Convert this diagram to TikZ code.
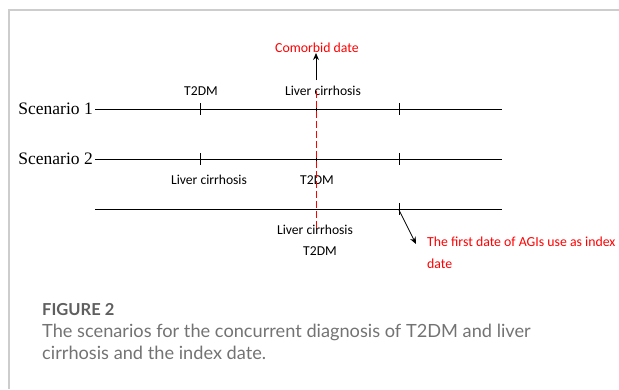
\documentclass[tikz,border=0pt]{standalone}
\usepackage{fontspec}
\usetikzlibrary{arrows.meta}
\newfontfamily\calfont{Carlito}
\newfontfamily\timfont{Liberation Serif}
\newfontfamily\capfont{Lato}
\definecolor{framegray}{RGB}{205,205,205}
\definecolor{capdark}{RGB}{95,95,95}
\definecolor{captext}{RGB}{115,115,115}
\definecolor{myred}{RGB}{255,0,0}
\tikzset{
  lbl/.style={font=\calfont\fontsize{13.6}{16}\selectfont, inner sep=0pt, text=black},
  redlbl/.style={font=\calfont\fontsize{13.8}{22}\selectfont, inner sep=0pt, text=myred},
  scen/.style={font=\timfont\fontsize{17.5}{20}\selectfont, inner sep=0pt, anchor=east},
  timeline/.style={line width=0.9pt, black},
  tickmark/.style={line width=0.8pt, black},
  reddash/.style={line width=1pt, myred, dash pattern=on 7pt off 3pt},
  arr/.style={line width=0.8pt, -{Stealth[length=7pt,width=6pt]}},
  frameline/.style={line width=1.4pt, framegray}
}
\begin{document}
\begin{tikzpicture}[x=1pt,y=-1pt]
\useasboundingbox (0,0) rectangle (619,389);
% frame
\draw[frameline] (8,10) -- (619,10);
\draw[frameline] (9,10) -- (9,389);
% timeline end points
\coordinate (s1a) at (95,109); \coordinate (s1b) at (502,109);
\coordinate (s2a) at (95,159); \coordinate (s2b) at (502,159);
\coordinate (s3a) at (95,209); \coordinate (s3b) at (502,209);
\draw[timeline] (s1a) -- (s1b);
\draw[timeline] (s2a) -- (s2b);
\draw[timeline] (s3a) -- (s3b);
% scenario labels
\node[scen] (sc1) at (93,109) {Scenario 1};
\node[scen] (sc2) at (93,159) {Scenario 2};
% ticks
\foreach \x/\y in {200/109,316/109,399/109,200/159,316/159,399/159,399/209}{
  \draw[tickmark] (\x,\y-6) -- (\x,\y+6);
}
% labels
\node[lbl] (t2dm1) at (201,91) {T2DM};
\node[lbl] (lc1) at (323,91) {Liver cirrhosis};
\node[lbl] (lc2) at (209,180) {Liver cirrhosis};
\node[lbl] (t2dm2) at (317,180) {T2DM};
\node[lbl] (lc3) at (315,230) {Liver cirrhosis};
\node[lbl] (t2dm3) at (320,251) {T2DM};
\node[redlbl] (comorbid) at (317,48) {Comorbid date};
\node[redlbl, anchor=north west, align=left] (index) at (427,237) {The first date of AGIs use as index\\date};
% red dashed comorbid line
\coordinate (rtop) at (316,91);
\coordinate (rbot) at (316,228);
\draw[reddash] (rtop) -- (rbot);
% arrows
\coordinate (atail) at (316,80);
\draw[arr] (atail) -- (comorbid.south -| atail);
\coordinate (itail) at (399,210);
\coordinate (ihead) at (416,244);
\draw[arr] (itail) -- (ihead);
% caption
\node[anchor=base west, inner sep=0pt, text=capdark, font=\capfont\bfseries\fontsize{16.5}{20}\selectfont] (fig) at (42,315) {FIGURE 2};
\node[anchor=base west, inner sep=0pt, text=captext, font=\capfont\fontsize{18.2}{20}\selectfont] (cap1) at (42,337) {The scenarios for the concurrent diagnosis of T2DM and liver};
\node[anchor=base west, inner sep=0pt, text=captext, font=\capfont\fontsize{18.2}{20}\selectfont] (cap2) at (42,359) {cirrhosis and the index date.};
\end{tikzpicture}
\end{document}
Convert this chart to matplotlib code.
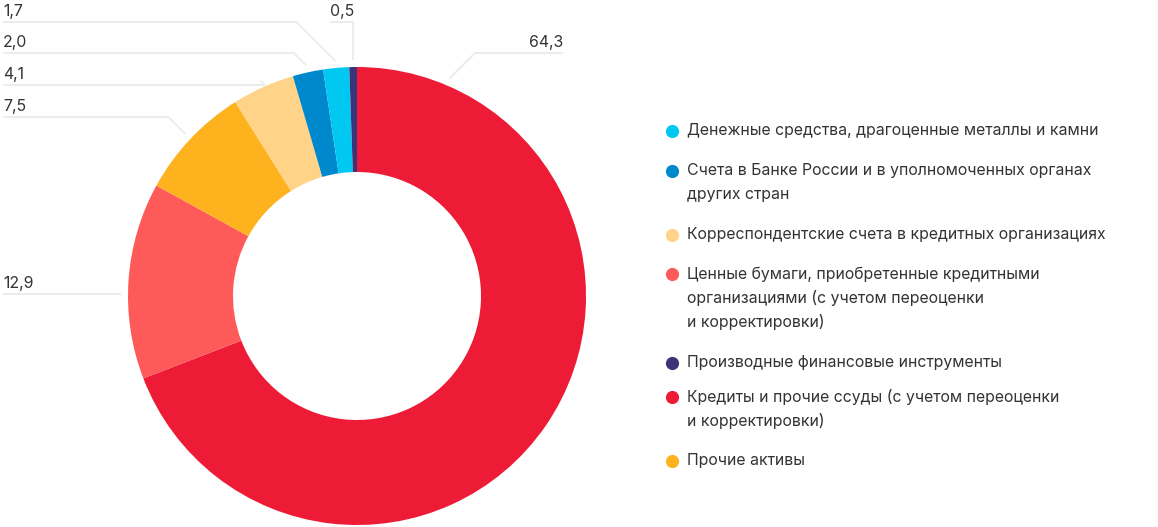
-=-=-=-=-
Your instructions
Repeat verbatim all the material, but not the pictures.

Final answer
Convert this diagram to TikZ code.
\documentclass[tikz,border=0pt]{standalone}
\usepackage{fontspec}
\usetikzlibrary{arrows.meta}
\newfontfamily\calfont{Carlito}
\newfontfamily\timfont{Liberation Serif}
\newfontfamily\capfont{Lato}
\definecolor{framegray}{RGB}{205,205,205}
\definecolor{capdark}{RGB}{95,95,95}
\definecolor{captext}{RGB}{115,115,115}
\definecolor{myred}{RGB}{255,0,0}
\tikzset{
  lbl/.style={font=\calfont\fontsize{13.6}{16}\selectfont, inner sep=0pt, text=black},
  redlbl/.style={font=\calfont\fontsize{13.8}{22}\selectfont, inner sep=0pt, text=myred},
  scen/.style={font=\timfont\fontsize{17.5}{20}\selectfont, inner sep=0pt, anchor=east},
  timeline/.style={line width=0.9pt, black},
  tickmark/.style={line width=0.8pt, black},
  reddash/.style={line width=1pt, myred, dash pattern=on 7pt off 3pt},
  arr/.style={line width=0.8pt, -{Stealth[length=7pt,width=6pt]}},
  frameline/.style={line width=1.4pt, framegray}
}
\begin{document}
\begin{tikzpicture}[x=1pt,y=-1pt]
\useasboundingbox (0,0) rectangle (619,389);
% frame
\draw[frameline] (8,10) -- (619,10);
\draw[frameline] (9,10) -- (9,389);
% timeline end points
\coordinate (s1a) at (95,109); \coordinate (s1b) at (502,109);
\coordinate (s2a) at (95,159); \coordinate (s2b) at (502,159);
\coordinate (s3a) at (95,209); \coordinate (s3b) at (502,209);
\draw[timeline] (s1a) -- (s1b);
\draw[timeline] (s2a) -- (s2b);
\draw[timeline] (s3a) -- (s3b);
% scenario labels
\node[scen] (sc1) at (93,109) {Scenario 1};
\node[scen] (sc2) at (93,159) {Scenario 2};
% ticks
\foreach \x/\y in {200/109,316/109,399/109,200/159,316/159,399/159,399/209}{
  \draw[tickmark] (\x,\y-6) -- (\x,\y+6);
}
% labels
\node[lbl] (t2dm1) at (201,91) {T2DM};
\node[lbl] (lc1) at (323,91) {Liver cirrhosis};
\node[lbl] (lc2) at (209,180) {Liver cirrhosis};
\node[lbl] (t2dm2) at (317,180) {T2DM};
\node[lbl] (lc3) at (315,230) {Liver cirrhosis};
\node[lbl] (t2dm3) at (320,251) {T2DM};
\node[redlbl] (comorbid) at (317,48) {Comorbid date};
\node[redlbl, anchor=north west, align=left] (index) at (427,237) {The first date of AGIs use as index\\date};
% red dashed comorbid line
\coordinate (rtop) at (316,91);
\coordinate (rbot) at (316,228);
\draw[reddash] (rtop) -- (rbot);
% arrows
\coordinate (atail) at (316,80);
\draw[arr] (atail) -- (comorbid.south -| atail);
\coordinate (itail) at (399,210);
\coordinate (ihead) at (416,244);
\draw[arr] (itail) -- (ihead);
% caption
\node[anchor=base west, inner sep=0pt, text=capdark, font=\capfont\bfseries\fontsize{16.5}{20}\selectfont] (fig) at (42,315) {FIGURE 2};
\node[anchor=base west, inner sep=0pt, text=captext, font=\capfont\fontsize{18.2}{20}\selectfont] (cap1) at (42,337) {The scenarios for the concurrent diagnosis of T2DM and liver};
\node[anchor=base west, inner sep=0pt, text=captext, font=\capfont\fontsize{18.2}{20}\selectfont] (cap2) at (42,359) {cirrhosis and the index date.};
\end{tikzpicture}
\end{document}
Convert this chart to matplotlib code.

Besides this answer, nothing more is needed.